In Bonaiuto's hands, Dante's likeness will soon be immortalized with a new bronze statue at the Italian Cultural Garden in Rockefeller Park, scheduled to be dedicated next spring. The project seems divinely created for Bonaiuto, a first-generation Italian-American who grew up in Cleveland Heights.
As a child, he didn't learn the language or visit Italy. Only after his parents passed away did Bonaiuto and his brother set out to explore the country of their heritage. Bonaiuto lived in Italy for 22 years studying the language and culture and developing a passion for Dante's works and influence.
A part-time art-restoration job in Rome gave Bonaiuto his first experience working with clay and revealed his natural talent in sculpture. He began studying sculpture and ceramics in Italy and got his very first commission with a larger-than-life depiction of the Holy Family, which became a gift to Pope John Paul II from the city of Faenza.
"It was like a big door opened," he says. "All of a sudden, another life began to appear."
Other commissions over the years have brought Bonaiuto back and forth from his adopted homeland to his birthplace in Cleveland. His work can be found locally at Knollwood Cemetery, the St. Andrew Benedictine Abbey and at St. Mary Catholic Church in Hudson. All are influenced by the great sculptors of history, Bonaiuto's heritage and his Catholic faith.

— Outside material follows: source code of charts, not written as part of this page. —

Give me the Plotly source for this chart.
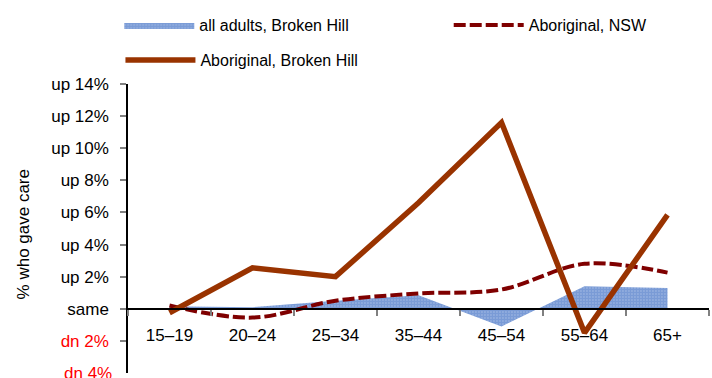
import plotly.graph_objects as go

age_groups = ["15–19", "20–24", "25–34", "35–44", "45–54", "55–64", "65+"]
all_adults_bh = [0.15, 0.1, 0.5, 0.85, -1.1, 1.4, 1.3]
aboriginal_nsw = [0.2, -0.55, 0.5, 0.95, 1.2, 2.8, 2.25]
aboriginal_bh = [-0.25, 2.55, 2.0, 6.6, 11.6, -1.5, 5.85]

tick_vals = [-4, -2, 0, 2, 4, 6, 8, 10, 12, 14]
tick_text = ["dn 4%", "dn 2%", "same", "up 2%", "up 4%", "up 6%", "up 8%", "up 10%", "up 12%", "up 14%"]
y_title = "% who gave care"

FONT = "Liberation Sans, Arial"
RED = "#FF0000"

# colour the "down" labels red
tick_labels = [f'<span style="color:{RED}">{t}</span>' if v < 0 else t
               for v, t in zip(tick_vals, tick_text)]

fig = go.Figure()
fig.add_trace(go.Scatter(
    x=age_groups, y=all_adults_bh, name="all adults, Broken Hill",
    mode="lines", line=dict(width=0, color="#4472C4"), fill="tozeroy",
    fillcolor="rgba(0,0,0,0)",
    fillpattern=dict(shape=".", fgcolor="#3F6DC2", bgcolor="#B5C8EA", size=3, solidity=0.8),
    legend="legend",
))
fig.add_trace(go.Scatter(
    x=age_groups, y=aboriginal_nsw, name="Aboriginal, NSW",
    mode="lines", line=dict(color="#7F0000", width=4, dash="12px,4px", shape="spline"),
    legend="legend2",
))
fig.add_trace(go.Scatter(
    x=age_groups, y=aboriginal_bh, name="Aboriginal, Broken Hill",
    mode="lines", line=dict(color="#993300", width=5.5),
    legend="legend3",
))

leg_common = dict(font=dict(family=FONT, size=16, color="#000000"), bgcolor="rgba(0,0,0,0)",
                  xref="paper", yref="container", yanchor="middle", xanchor="left",
                  itemwidth=70, borderwidth=0)

fig.update_layout(
    width=712, height=378,
    margin=dict(l=128, r=3, t=84, b=5, autoexpand=False),
    paper_bgcolor="white", plot_bgcolor="white",
    font=dict(family=FONT, size=17, color="#000000"),
    showlegend=True,
    legend=dict(x=-0.015, y=1 - 25 / 378, **leg_common),
    legend2=dict(x=0.552, y=1 - 25 / 378, **leg_common),
    legend3=dict(x=-0.013, y=1 - 60 / 378, **leg_common),
    xaxis=dict(
        type="category", range=[-0.5, 6.5], anchor="free", position=4 / 18,
        showline=True, linecolor="#000000", linewidth=1.5, automargin=False,
        ticks="outside", tickson="boundaries", ticklen=6, tickcolor="#808080", tickwidth=1.5,
        showgrid=False, zeroline=False, tickfont=dict(family=FONT, size=17),
        ticklabelstandoff=11,
    ),
    yaxis=dict(
        range=[-4, 14], tickvals=tick_vals[1:], ticktext=tick_labels[1:], automargin=False,
        showline=True, linecolor="#000000", linewidth=1.5,
        ticks="outside", ticklen=6, tickcolor="#808080", tickwidth=1.5,
        showgrid=False, zeroline=False, tickfont=dict(family=FONT, size=17),
        ticklabelstandoff=8,
    ),
    annotations=[
        # bottom tick label sits on the lower edge of the page, so it is placed by hand
        dict(text=tick_labels[0], xref="paper", x=0, xanchor="right", xshift=-14,
             yref="y", y=tick_vals[0], yanchor="middle", showarrow=False,
             font=dict(family=FONT, size=17)),
        dict(text=y_title, textangle=-90, xref="paper", x=0, xshift=-116,
             yref="y", y=4.6, showarrow=False, font=dict(family=FONT, size=17)),
    ],
)

fig.write_html("out.html")
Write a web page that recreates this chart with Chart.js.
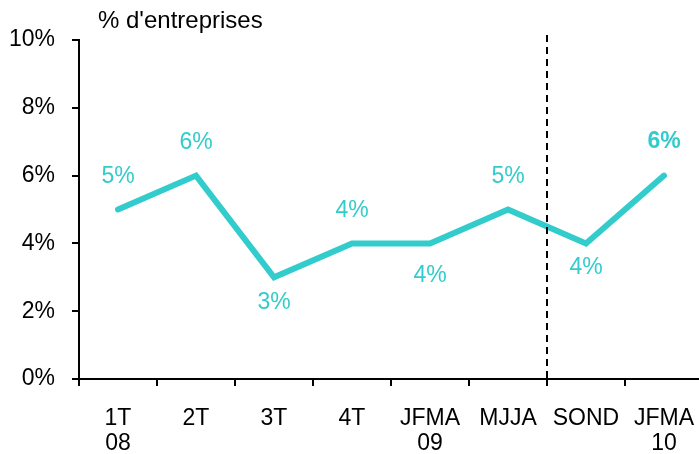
<!DOCTYPE html>
<html>
<head>
<meta charset="utf-8">
<script src="https://cdn.jsdelivr.net/npm/chart.js@4"></script>
<style>
  html, body { margin: 0; padding: 0; background: #fff; overflow: hidden; }
  #wrap { width: 703px; height: 454px; position: relative; }
</style>
</head>
<body>
<div id="wrap"><canvas id="chart"></canvas></div>
<script>
  // categories, series, axis ticks
  const categories = [['1T', '08'], '2T', '3T', '4T', ['JFMA', '09'], 'MJJA', 'SOND', ['JFMA', '10']];
  const values = [5, 6, 3, 4, 4, 5, 4, 6];
  const yTicks = [0, 2, 4, 6, 8, 10];
  const splitAfter = 5; // dashed separator between MJJA and SOND
  const unitLabel = "% d'entreprises";

  const TEAL = '#33CCCC';
  const FONT = "'Liberation Sans', Arial, sans-serif";
  // vertical offset of each value label from its point (px)
  const labelDy = [-33, -33, 25, -33, 32, -33, 24, -34];

  const overlay = {
    id: 'overlay',
    afterDatasetsDraw(chart) {
      const ctx = chart.ctx;
      const x = chart.scales.x;
      const y = chart.scales.y;

      // dashed vertical separator
      const xs = (x.getPixelForValue(splitAfter) + x.getPixelForValue(splitAfter + 1)) / 2;
      ctx.save();
      ctx.strokeStyle = '#000';
      ctx.lineWidth = 2;
      ctx.setLineDash([7, 5]);
      ctx.beginPath();
      ctx.moveTo(xs, 35);
      ctx.lineTo(xs, y.bottom);
      ctx.stroke();
      ctx.restore();

      // point labels
      const meta = chart.getDatasetMeta(0);
      ctx.save();
      ctx.fillStyle = TEAL;
      ctx.textAlign = 'center';
      ctx.textBaseline = 'middle';
      meta.data.forEach((pt, i) => {
        const last = i === values.length - 1;
        ctx.font = (last ? 'bold ' : '') + '23px ' + FONT;
        ctx.fillText(values[i] + '%', pt.x, pt.y + labelDy[i]);
      });
      ctx.restore();

      // unit label
      ctx.save();
      ctx.fillStyle = '#000';
      ctx.font = '24px ' + FONT;
      ctx.textAlign = 'left';
      ctx.textBaseline = 'middle';
      ctx.fillText(unitLabel, 98, 21);
      ctx.restore();
    }
  };

  new Chart(document.getElementById('chart'), {
    type: 'line',
    data: {
      labels: categories,
      datasets: [{
        data: values,
        borderColor: TEAL,
        borderWidth: 6,
        borderJoinStyle: 'miter',
        borderCapStyle: 'round',
        pointRadius: 0,
        tension: 0,
        fill: false,
      }],
    },
    options: {
      responsive: true,
      maintainAspectRatio: false,
      animation: false,
      layout: { padding: { top: 40, left: 0, right: 0, bottom: 0 } },
      plugins: {
        legend: { display: false },
        tooltip: { enabled: false },
      },
      scales: {
        x: {
          offset: true,
          grid: {
            offset: true,
            drawOnChartArea: false,
            drawTicks: true,
            tickLength: 7,
            color: '#000',
            lineWidth: 2,
          },
          border: { color: '#000', width: 2 },
          ticks: {
            color: '#000',
            font: { family: FONT, size: 23, lineHeight: 1.1 },
            padding: 20,
            maxRotation: 0,
            autoSkip: false,
          },
          afterFit(scale) {
            scale.height = 75;
            scale.paddingLeft = 0;
            scale.paddingRight = 0;
          },
        },
        y: {
          min: 0,
          max: 10,
          afterBuildTicks(scale) { scale.ticks = yTicks.map(v => ({ value: v })); },
          grid: {
            drawOnChartArea: false,
            drawTicks: true,
            tickLength: 7,
            color: '#000',
            lineWidth: 2,
          },
          border: { color: '#000', width: 2 },
          ticks: {
            color: '#000',
            font: { family: FONT, size: 23 },
            padding: 17,
            callback: (v) => v + '%',
          },
          afterFit(scale) {
            scale.width = 79;
            scale.paddingTop = 0;
            scale.paddingBottom = 0;
          },
        },
      },
    },
    plugins: [overlay],
  });
</script>
</body>
</html>
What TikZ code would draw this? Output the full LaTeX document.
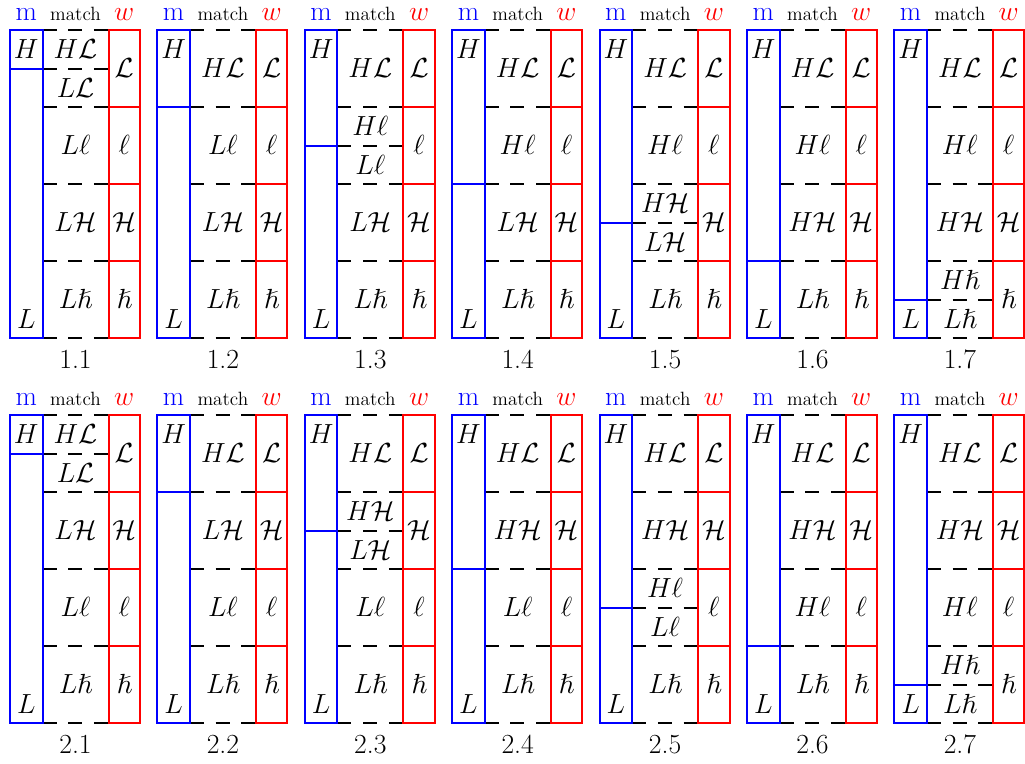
\documentclass[tikz,border=0pt]{standalone}
\usepackage{amssymb}
\definecolor{mblue}{RGB}{0,0,255}
\definecolor{wred}{RGB}{255,0,0}
\tikzset{
  mline/.style={draw=mblue, line width=1.5pt},
  wline/.style={draw=wred, line width=1.5pt},
  sepline/.style={draw=black, line width=1.5pt, dash pattern=on 10.5pt off 8.8pt},
  cell/.style={inner sep=0pt, text height=14.2pt, text depth=0pt, font=\huge},
  head/.style={inner sep=0pt, anchor=base},
}
% One panel: #1 = group (row of panels), #2 = split index (1..7), #3 = row symbols
\newcommand\drawpanel[3]{%
  \pgfmathsetmacro\px{10+(#2-1)*147.4}%
  \pgfmathsetmacro\py{30+(#1-1)*385}%
  \begin{scope}[shift={(\px,\py)}]
    % dashed separators of the match column
    \foreach \yy in {0,77,154,231,308}
      \draw[sepline] (32.5,\yy) -- (98.5,\yy);
    \ifodd#2 \draw[sepline] (32.5,#2*38.5) -- (98.5,#2*38.5);\fi
    % m column with its H/L threshold
    \draw[mline] (0,0) rectangle (32.5,308);
    \draw[mline] (0,#2*38.5) -- (32.5,#2*38.5);
    % w column
    \draw[wline] (98.5,0) rectangle (130,308);
    \foreach \yy in {77,154,231}
      \draw[wline] (98.5,\yy) -- (130,\yy);
    % headers and caption
    \node[head, text=mblue, font=\huge] (m#1#2) at (16.25,-9.5) {$\mathrm{m}$};
    \node[head, font=\Large] (t#1#2) at (65.5,-9.5) {match};
    \node[head, text=wred, font=\huge] (w#1#2) at (114.25,-9.5) {$w$};
    \node[head, font=\huge] (c#1#2) at (65.5,338.5) {#1.#2};
    % m labels
    \node[cell] (mh#1#2) at (16.25,19) {$H$};
    \node[cell] (ml#1#2) at (16.25,289) {$L$};
    % rows
    \foreach \s [count=\r] in {#3} {
      \pgfmathsetmacro\yc{77*(\r-1)+38.5}
      \node[cell] (ws#1#2\r) at (114.25,\yc) {$\s$};
      \ifnum\numexpr2*\r\relax>#2
        \ifnum\numexpr2*\r-1\relax=#2
          \node[cell] (hs#1#2\r) at (65.5,\yc-19.25) {$H\s$};
          \node[cell] (ls#1#2\r) at (65.5,\yc+19.25) {$L\s$};
        \else
          \node[cell] (ls#1#2\r) at (65.5,\yc) {$L\s$};
        \fi
      \else
        \node[cell] (hs#1#2\r) at (65.5,\yc) {$H\s$};
      \fi
    }
  \end{scope}}
\begin{document}
\begin{tikzpicture}[x=0.75pt, y=-0.75pt]
  \useasboundingbox (0,0) rectangle (1025,764);
  \foreach \k in {1,...,7} {
    \drawpanel{1}{\k}{\mathcal{L},\ell,\mathcal{H},\hslash}
    \drawpanel{2}{\k}{\mathcal{L},\mathcal{H},\ell,\hslash}
  }
\end{tikzpicture}
\end{document}
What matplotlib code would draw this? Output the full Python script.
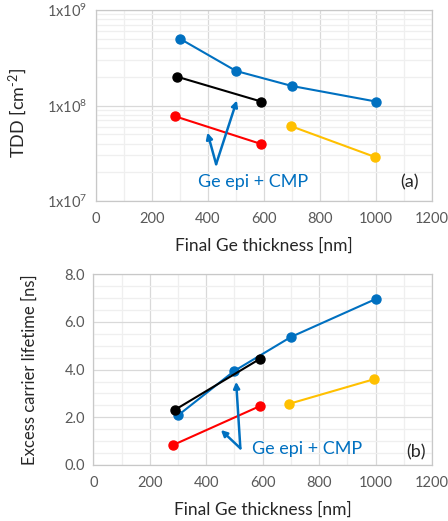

It was during one of Bonaiuto's stays in Cleveland that he met Joyce Mariani, executive director of the Italian Cultural Garden Foundation, who was working on plans to add a sculpture of Dante to the garden.
"I thought I'd have to go to Italy to get a sculptor," Mariani recalls. "When I met [Bonaiuto], I was floored. I knew he was the one for Dante."
Bonaiuto created his first sketch of the piece in July 2008, while Mariani began raising the $116,000 needed to erect the statue. It took two years, but the monument was finally approved in April with the support of prominent local Italian-Americans including Ken Lanci.
The initial stages of the statue's creation are less art and more construction. Bonaiuto used rebar, aluminum mesh, styrofoam and burlap soaked with plaster — "[those materials] are a good 45 to 60 percent of the sculpture," he says — to form the underpinnings of the life-size sculpture.
He fleshed out the fine details with a thin layer of plastolene clay, only to have the entire structure cut to pieces so the foundry can make casts for the bronzing process.
"I hate to even think of it," he says.
The statue will depict Dante in his mid-30s, the age at which he is believed to have written The Divine Comedy. Bonaiuto got a little extra help from technology. Italian archaeologists recently used virtual modeling techniques to reconstruct Dante's facial features from remains uncovered in 1921.
Bonaiuto conducted extensive research to ensure that Dante's clothing, headdress and medieval chair were true to period, and he loaded the structure with symbolism. It bears the crests of the cities where Dante was born and died, a crown of laurels often bestowed upon great poets of the time, and many elements repeated in threes to signify the three books of The Divine Comedy.
Even more important, says Bonaiuto, was the body posture and facial expression. He strove for empathy in Dante's face as he gazes thoughtfully over the garden with an open book and a poised pen.
"When I saw Sandro's portrayal of his piece, it was full of emotion," says Mariani. "That's the hallmark of Sandro's work. He makes things speak in what he does."